7. Challenges and Technical Mitigation
Operating a 30kW system in the Pune climate (high ambient temperatures and humidity during monsoon) requires specific infrastructure.
7.1 Thermal Stabilization:
The laser source and the cutting head require high-capacity industrial chillers. We observed that maintaining the deionized water temperature within ±0.5°C is critical to prevent “Mode Instability” in the laser beam, which would otherwise cause a loss of cut quality in thick sections.
7.2 Fume Extraction:
At 30kW, the volume of vaporized metal and oxides is substantial. The system was equipped with a multi-stage high-pressure dust collector.
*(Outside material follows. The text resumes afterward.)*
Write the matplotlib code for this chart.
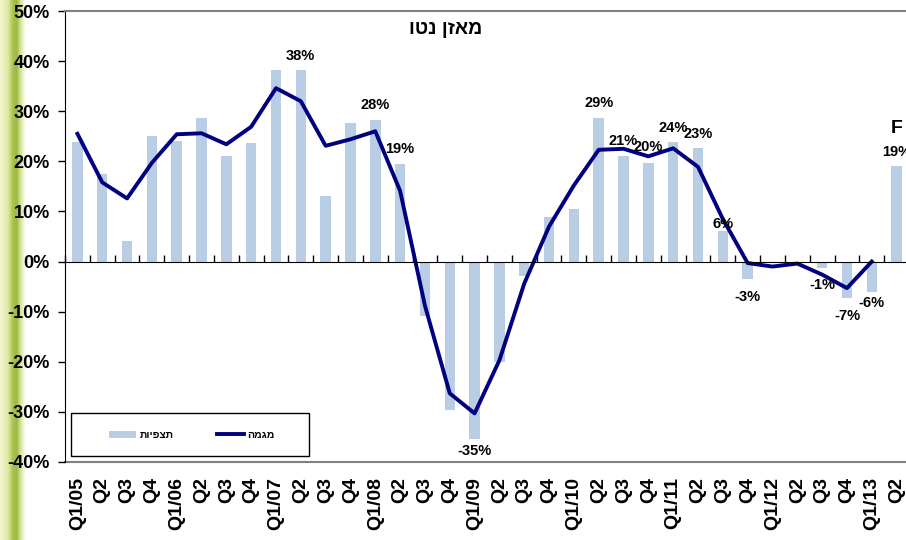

For railway-scale profiles, a “Zone-Based” extraction system was implemented, where suction follows the cutting head to ensure 98% particulate capture.
8. Conclusion
The deployment of the 30kW Fiber Laser Universal Profile Steel Laser System with Automatic Unloading has redefined the throughput capabilities for railway infrastructure in Pune. The transition from mechanical and low-power thermal processes to high-kilowatt laser processing has not only increased efficiency but has fundamentally improved the structural reliability of the components produced. The automation of the unloading phase remains the single most impactful factor in achieving a high ROI, ensuring that the 30kW source operates at its maximum theoretical capacity. For future railway expansions, including high-speed rail corridors, this technology represents the mandatory baseline for structural steel fabrication.